Table Saw Blade Alignment 101

      Advice on how to keep wood from binding up and burning in a table saw. February 27, 2007

Will a saw blade on a tablesaw that is heeling (closer to the fence at the back of the blade than the front) cause lumber to warp and pinch as it goes through?

Forum Responses
(Solid Wood Machining Forum)
From contributor R:
Yes, the blade will bind and burn in this condition. Your blade should be parallel to the miter guide slot and the fence.

From contributor U:
If the board is pinching between the fence and the blade, then it needs adjusted. If the lumber is bowing together and pinching the blade from both sides, then the lumber has stress in it.

From contributor J:
As the previous posters said, if the board is twisting, splitting apart, or pinching together tightly, these are signs of improperly dried lumber. If the board is burning it could be the fence is out of whack. You can usually tell when you're ripping if the fence is out. As you push your piece through, once the board is completely past the front edge of the blade, there should be little resistance to push it through the rest of the way. If there is still resistance, then the back edge of the blade is still "cutting" the board as it passes. This would be bad.
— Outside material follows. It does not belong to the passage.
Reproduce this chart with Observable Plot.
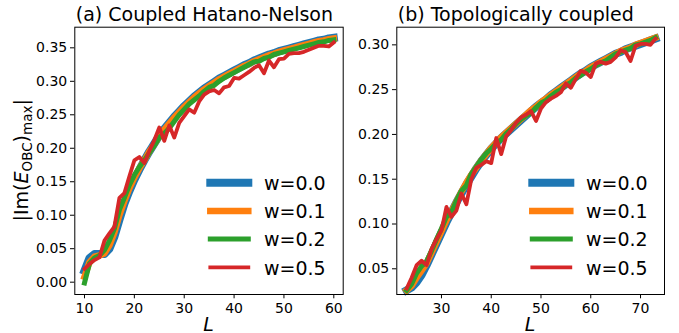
<!DOCTYPE html>
<html><head><meta charset="utf-8">
<script src="https://cdn.jsdelivr.net/npm/d3@7"></script>
<script src="https://cdn.jsdelivr.net/npm/@observablehq/plot@0.6"></script>
<style>
body{margin:0;background:#fff;}
#chart{position:relative;width:679px;height:333px;overflow:hidden;background:#fff;}
#chart svg{position:absolute;top:0;overflow:visible;}
</style></head><body><div id="chart"></div>
<script>
const wLabels = ["w=0.0","w=0.1","w=0.2","w=0.5"];
const titleA = "(a) Coupled Hatano-Nelson";
const titleB = "(b) Topologically coupled";
const xTicksA = [10,20,30,40,50,60];
const xTicksB = [30,40,50,60,70];
const yTicksA = [0,0.05,0.10,0.15,0.20,0.25,0.30,0.35];
const yTicksB = [0.05,0.10,0.15,0.20,0.25,0.30];

const L_A = [10,11,12,13,14,15,16,17,18,19,20,21,22,23,24,25,26,27,28,29,30,31,32,33,34,35,36,37,38,39,40,41,42,43,44,45,46,47,48,49,50,51,52,53,54,55,56,57,58,59,60];
const A_w00 = [0.017,0.036,0.042,0.042,0.042,0.050,0.068,0.093,0.117,0.136,0.153,0.168,0.182,0.195,0.207,0.219,0.229,0.238,0.247,0.255,0.263,0.270,0.277,0.283,0.289,0.294,0.299,0.304,0.308,0.312,0.316,0.320,0.324,0.327,0.331,0.334,0.337,0.340,0.342,0.345,0.347,0.349,0.351,0.353,0.355,0.357,0.359,0.361,0.362,0.364,0.365];
const A_w01 = [0.008,0.030,0.038,0.040,0.043,0.055,0.074,0.100,0.121,0.140,0.156,0.170,0.182,0.195,0.206,0.218,0.228,0.237,0.246,0.254,0.262,0.269,0.276,0.282,0.288,0.293,0.298,0.303,0.307,0.311,0.315,0.319,0.323,0.326,0.330,0.333,0.336,0.339,0.341,0.344,0.346,0.348,0.350,0.352,0.354,0.356,0.358,0.360,0.361,0.363,0.364];
const A_w02 = [-0.001,0.028,0.036,0.040,0.048,0.062,0.080,0.108,0.126,0.145,0.160,0.172,0.182,0.193,0.204,0.216,0.222,0.230,0.240,0.250,0.258,0.266,0.272,0.278,0.285,0.291,0.294,0.300,0.305,0.309,0.313,0.317,0.321,0.325,0.329,0.330,0.334,0.336,0.340,0.342,0.344,0.346,0.348,0.350,0.352,0.354,0.356,0.358,0.359,0.361,0.362];
const A_w05 = [0.020,0.027,0.033,0.037,0.062,0.073,0.083,0.126,0.133,0.158,0.182,0.187,0.178,0.196,0.212,0.231,0.211,0.234,0.216,0.238,0.248,0.258,0.253,0.270,0.280,0.285,0.287,0.282,0.291,0.293,0.305,0.304,0.309,0.314,0.320,0.324,0.312,0.331,0.321,0.333,0.334,0.341,0.342,0.342,0.344,0.347,0.350,0.353,0.353,0.352,0.358];

const L_B = [23,24,25,26,27,28,29,30,31,32,33,34,35,36,37,38,39,40,41,42,43,44,45,46,47,48,49,50,51,52,53,54,55,56,57,58,59,60,61,62,63,64,65,66,67,68,69,70,71,72,73];
const B_w00 = [0.026,0.029,0.035,0.043,0.054,0.066,0.078,0.090,0.102,0.113,0.124,0.134,0.144,0.153,0.162,0.170,0.177,0.184,0.190,0.196,0.201,0.206,0.211,0.216,0.221,0.226,0.231,0.235,0.239,0.244,0.248,0.252,0.256,0.260,0.264,0.268,0.271,0.275,0.278,0.281,0.284,0.287,0.290,0.292,0.295,0.297,0.299,0.301,0.303,0.305,0.307];
const B_w01 = [0.026,0.031,0.040,0.048,0.056,0.068,0.080,0.092,0.104,0.114,0.125,0.136,0.146,0.155,0.163,0.171,0.178,0.185,0.191,0.197,0.202,0.207,0.212,0.217,0.222,0.227,0.231,0.236,0.240,0.244,0.248,0.252,0.256,0.260,0.264,0.268,0.271,0.275,0.278,0.281,0.284,0.287,0.290,0.293,0.295,0.297,0.300,0.302,0.304,0.306,0.308];
const B_w02 = [0.026,0.033,0.045,0.053,0.058,0.070,0.083,0.095,0.108,0.113,0.126,0.137,0.143,0.156,0.164,0.172,0.179,0.184,0.190,0.194,0.201,0.206,0.212,0.217,0.221,0.224,0.230,0.235,0.238,0.243,0.247,0.250,0.255,0.258,0.263,0.266,0.270,0.273,0.277,0.280,0.282,0.286,0.290,0.292,0.294,0.296,0.300,0.301,0.303,0.305,0.308];
const B_w05 = [0.028,0.040,0.054,0.059,0.054,0.072,0.083,0.093,0.119,0.108,0.115,0.134,0.122,0.150,0.163,0.166,0.170,0.168,0.196,0.178,0.198,0.205,0.213,0.219,0.222,0.226,0.215,0.229,0.236,0.240,0.243,0.247,0.257,0.252,0.262,0.271,0.269,0.264,0.279,0.281,0.279,0.281,0.286,0.294,0.292,0.282,0.299,0.301,0.301,0.300,0.307];

const colors = ["#1f77b4","#ff7f0e","#2ca02c","#d62728"];
const lineWidths = [8, 6.5, 5, 3.8];
const FONT = "DejaVu Sans";

function panel(cfg) {
  const marks = [];
  cfg.series.forEach((vals, i) => {
    const rows = vals.map((v, j) => ({L: cfg.L[j], v, w: wLabels[i]}));
    marks.push(Plot.line(rows, {x: "L", y: "v", stroke: colors[i], strokeWidth: lineWidths[i], strokeLinecap: "square", strokeLinejoin: "round"}));
  });
  const svg = Plot.plot({
    width: cfg.width, height: 333,
    marginLeft: cfg.ml, marginRight: cfg.mr, marginTop: 26.7, marginBottom: 39,
    style: {fontFamily: FONT, fontSize: "14px", color: "black", background: "transparent", overflow: "visible"},
    x: {domain: cfg.xDomain},
    y: {domain: cfg.yDomain},
    marks: [
      ...marks,
      Plot.axisX({ticks: cfg.xTicks, tickSize: 4.3, tickPadding: 4.5, label: null, fontSize: 14, tickFormat: d3.format("d")}),
      Plot.axisY({ticks: cfg.yTicks, tickSize: 4.3, tickPadding: 3.3, label: null, fontSize: 14, tickFormat: d3.format(".2f")}),
      Plot.frame({stroke: "black", strokeWidth: 1})
    ]
  });
  const s = d3.select(svg);
  const cx = cfg.ml + (cfg.width - cfg.ml - cfg.mr) / 2;
  s.append("text").attr("x", cfg.ml + 1.5).attr("y", 21).attr("text-anchor", "start")
    .attr("font-size", 19).attr("font-family", FONT).attr("fill", "black").text(cfg.title);
  s.append("text").attr("x", cx).attr("y", 330.5).attr("text-anchor", "middle")
    .attr("font-size", 19).attr("font-family", FONT).attr("font-style", "italic").attr("fill", "black").text("L");
  const ly = [182.7, 211, 239, 267.3];
  wLabels.forEach((lab, i) => {
    s.append("line").attr("x1", cfg.legX1).attr("x2", cfg.legX2).attr("y1", ly[i]).attr("y2", ly[i])
      .attr("stroke", colors[i]).attr("stroke-width", lineWidths[i]).attr("stroke-linecap", "square");
    s.append("text").attr("x", cfg.legText).attr("y", ly[i] + 7.3).attr("font-size", 19)
      .attr("text-anchor", "start")
      .attr("font-family", FONT).attr("fill", "black").text(lab);
  });
  return svg;
}

const chart = document.getElementById("chart");
const svgA = panel({L: L_A, series: [A_w00, A_w01, A_w02, A_w05], xDomain: [8.055, 61.885], yDomain: [-0.0184, 0.3808],
  xTicks: xTicksA, yTicks: yTicksA, width: 350, ml: 74.3, mr: 7.3, title: titleA, legX1: 210.3, legX2: 248.3, legText: 264});
svgA.style.left = "0px";
const yl = d3.select(svgA).append("text").attr("transform", "translate(28,160.3) rotate(-90)")
  .attr("text-anchor", "middle").attr("font-size", 19).attr("font-family", FONT).attr("fill", "black");
yl.append("tspan").text("|Im(");
yl.append("tspan").attr("font-style", "italic").text("E");
yl.append("tspan").attr("font-size", 13.5).attr("dy", 4).text("OBC");
yl.append("tspan").attr("dy", -4).text(")");
yl.append("tspan").attr("font-size", 13.5).attr("dy", 4).text("max");
yl.append("tspan").attr("dy", -4).text("|");
chart.appendChild(svgA);

const svgB = panel({L: L_B, series: [B_w00, B_w01, B_w02, B_w05], xDomain: [21.02, 74.82], yDomain: [0.0213, 0.3197],
  xTicks: xTicksB, yTicks: yTicksB, width: 329, ml: 46.3, mr: 15, title: titleB, legX1: 182.3, legX2: 220.3, legText: 236});
svgB.style.left = "350px";
chart.appendChild(svgB);
</script></body></html>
Ideally you want the blade perfectly parallel to the fence. In practice I usually leave the fence about a hair (thickness of a sheet of copy paper) open on the backside of the blade. If your fence is particularly sloppy you can leave a little more open on the backside.

From contributor P:
The other culprit may be that the stock is improperly or unevenly dried (case hardened) and when you're ripping it you're releasing tension created by a moisture imbalance, then causing the stock between the blade and fence to curl into the new kerf and burn against the teeth at the rear.
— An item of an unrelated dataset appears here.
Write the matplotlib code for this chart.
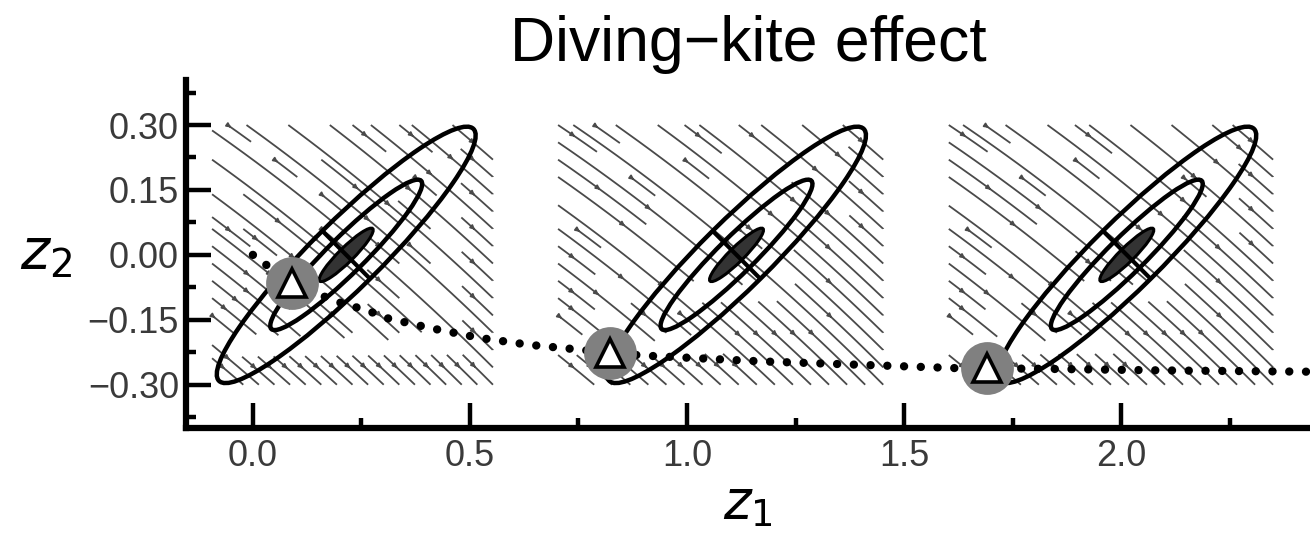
import numpy as np
import matplotlib
matplotlib.use('Agg')
import matplotlib.pyplot as plt
from matplotlib.patches import Ellipse

plt.rcParams['font.family'] = ['Liberation Sans', 'DejaVu Sans']

# ---------------- data ----------------
title = "Diving\u2212kite effect"
x_ticks = [0.0, 0.5, 1.0, 1.5, 2.0]
x_tick_labels = ["0.0", "0.5", "1.0", "1.5", "2.0"]
x_minor_ticks = [0.25, 0.75, 1.25, 1.75, 2.25]
y_ticks = [-0.30, -0.15, 0.0, 0.15, 0.30]
y_tick_labels = ["\u22120.30", "\u22120.15", "0.00", "0.15", "0.30"]
y_minor_ticks = [-0.375, -0.225, -0.075, 0.075, 0.225, 0.375]

panel_centers_x = [0.215, 1.114, 2.013]
panel_center_y = 0.0
field_x_left = [-0.094, 0.703, 1.603]
field_x_right = [0.553, 1.452, 2.350]
field_y_range = [-0.30, 0.30]
field_slope_mid = 0.85      # |dy/dx| of the stream lines at panel centre
field_slope_change = 0.25   # change of slope across the panel

ellipse_angle = 44.8
outer_semi = [0.413, 0.078]
middle_semi = [0.243, 0.042]
inner_semi = [0.086, 0.017]

marker_x = [0.089, 0.823, 1.690]
marker_y = [-0.065, -0.227, -0.262]

path_x = [0.0, 0.04, 0.089, 0.154, 0.193, 0.231, 0.27, 0.308, 0.408, 0.523,
          0.638, 0.753, 0.823, 0.907, 1.168, 1.399, 1.629, 1.798, 2.10, 2.44]
path_y = [0.0, -0.03, -0.065, -0.092, -0.108, -0.119, -0.131, -0.146, -0.169, -0.192,
          -0.208, -0.219, -0.227, -0.233, -0.246, -0.254, -0.262, -0.263, -0.267, -0.270]

# ---------------- figure ----------------
fig = plt.figure(figsize=(13.1, 5.37), dpi=100)
ax = fig.add_axes([0.142, 0.203, 0.858, 0.648])
ax.set_xlim(-0.154, 2.435)
ax.set_ylim(-0.40, 0.404)

# stream fields
for cx, xl, xr in zip(panel_centers_x, field_x_left, field_x_right):
    gx = np.linspace(xl, xr, 50)
    gy = np.linspace(field_y_range[0], field_y_range[1], 50)
    X, Y = np.meshgrid(gx, gy)
    U = np.ones_like(X)
    V = -(field_slope_mid + field_slope_change * ((X - cx) - (Y - panel_center_y)))
    ax.streamplot(X, Y, U, V, density=(0.65, 0.55), color='#4a4a4a', linewidth=1.3,
                  arrowsize=0.6, arrowstyle='-|>', zorder=1)

# ellipses
th = np.deg2rad(ellipse_angle + 90)
for cx in panel_centers_x:
    for semi, fc, lw in [(outer_semi, 'none', 3.2), (middle_semi, 'none', 3.2),
                         (inner_semi, '#333333', 2.2)]:
        e = Ellipse((cx, panel_center_y), 2 * semi[0], 2 * semi[1], angle=ellipse_angle,
                    facecolor=fc, edgecolor='black', lw=lw, zorder=3)
        ax.add_patch(e)
    dx = outer_semi[1] * np.cos(th)
    dy = outer_semi[1] * np.sin(th)
    ax.plot([cx - dx, cx + dx], [panel_center_y - dy, panel_center_y + dy],
            color='black', lw=3.0, zorder=3, solid_capstyle='butt')

# dotted trajectory
ax.plot(path_x, path_y, color='black', lw=6, linestyle=(0, (0.01, 2.0)),
        dash_capstyle='round', zorder=4)

# markers
ax.plot(marker_x, marker_y, 'o', ms=38, color='#808080', mec='none', zorder=5)
ax.plot(marker_x, marker_y, '^', ms=20, mfc='white', mec='black', mew=2.6, zorder=6)

# axes styling
for s in ['top', 'right']:
    ax.spines[s].set_visible(False)
for s in ['left', 'bottom']:
    ax.spines[s].set_linewidth(4.5)
ax.set_xticks(x_ticks)
ax.set_xticklabels(x_tick_labels)
ax.set_xticks(x_minor_ticks, minor=True)
ax.set_yticks(y_ticks)
ax.set_yticklabels(y_tick_labels)
ax.set_yticks(y_minor_ticks, minor=True)
ax.tick_params(which='major', direction='in', length=18, width=3.2, labelsize=26,
               labelcolor='#3a3a3a', pad=5)
ax.tick_params(which='minor', direction='in', length=7, width=3.2)
ax.tick_params(axis='x', which='major', pad=8)

ax.set_title(title, fontsize=45, pad=14)
ax.set_xlabel(r'$z_1$', fontsize=38, labelpad=4)
ax.set_ylabel(r'$z_2$', fontsize=40, rotation=0, labelpad=30, va='center')

fig.savefig('out.png', dpi=100)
The solution to that is a good splitter or riving knife properly adjusted, dead parallel to and directly in line with the blade. I've got the Beismeyer splitter on my Unisaw, keep it clean (polished and treated with TopCote), and it eliminates the problem. It's easy to remove for operations that don't require it, and snaps back into place accurately. It also radically reduces the likelihood of kickback (anything that does is a good thing), which you're also risking when stock wants to rub or bind against the rear of the blade.

I also do exactly what contributor J does, and kick the fence ever-so-slightly away from the blade line at the rear. We're talking wood here, not metal, and less than 128th of an inch out of parallel from front to back. Contributor J is right, it does make a significant difference and has no effect on the accuracy of joinery since wood movement will readily exceed that tolerance.

From contributor K:
There is one other thing that can cause this even if the blade is set parallel to the ways, and to the fence - if the front of the table is down slightly lower than the axis that the trunion pivots around. I cured my problem by taking off the front bolts which hold the top on, and slipping a couple of washers between the base and the top as I replaced the bolts. If you raise it too much, it will rub on the top back of the blade. Before you make these adjustments, make sure that your blade is sharp and not dull on one side, which would cause some blade deflection toward the sharp side.